WHEN identical triplets Laura, Chloe and Megan Summers first played together in the same football team, their manager had to adopt special tactics to tell them apart.

Flummoxed Dave Scott was left with a headache trying to work out who was who, so he issued an emergency plea to their mum to give them different hair-styles.

From then on, Laura was sent out to play with a pony-tail, Megan had a single plait, and Chloe was identified from the sidelines by two plaits.

"It was the only way I knew who I was shouting out," recalls Dave, the inspiration behind the Spraire Lads and Lasses in Darlington.

That was a decade ago when the triplets first started playing for Spraire Lasses as eight-year-olds. The team was desperate for players at the time and goalkeeper Sophie Burgess was a neighbour of the Summers triplets.

"The next thing I knew, she'd delivered not one new player but three – and they all looked the same!" recalls Dave who looks after 250 players and 16 teams in the extraordinary Spraire footballing family.

Now 18, and about to head off to separate universities, the triplets are hoping for a fairytale ending when they play in the final of the Durham FA Women's Development League Cup Final on Sunday.

"It would just be the perfect way for our time with Spraire Lasses to finish if we could lift the cup," says Laura.

This season has seen a remarkable transformation in the team's fortunes. Last season, they finished bottom of the league on the back of defeats that included a thrashing of 20-0. Struggling for players, and tired of picking the ball out of their net, the team came close to folding.

But under the guidance of coach Ronnie Joyeux, the Spraire Lasses have galvanised themselves to be placed a commendable fifth in the league with games in hand, and reaching their first cup final.
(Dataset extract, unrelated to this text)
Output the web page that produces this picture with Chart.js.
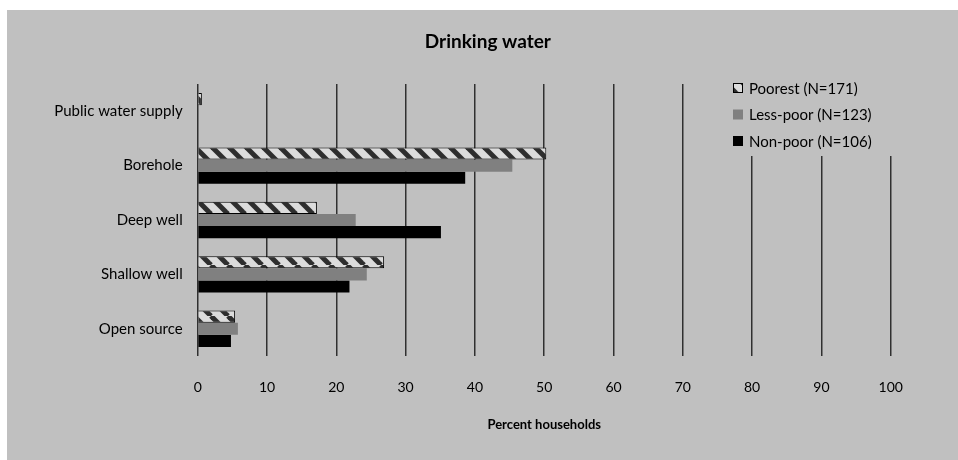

Laura plays centre-midfield, Chloe's a centre-back, Megan a left-winger, and all are also qualified referees. "We spend so much time together, I honestly think we have a sixth sense," says Megan. "We know what each other's going to do and that can really pay off in a match."

And Chloe's convinced they can beat opponents Gateshead Rutherford in Sunday's final at Durham Riverside. "We've beaten them before so we just have to work hard for each other," she says.

Proud mum and dad Amanda and Nigel will be cheering them on, and so will Dave Scott who has watched their talents blossom over the past ten years.

"They've been an absolute credit to the club and it would be such a fitting finale if they could lift the trophy on Sunday," he says.

If the dream comes true, he'll be the first to run onto the pitch to give the triumphant triplets a pat on the back. It won't matter which one he congratulates first – he won't have a clue which one's which anyway.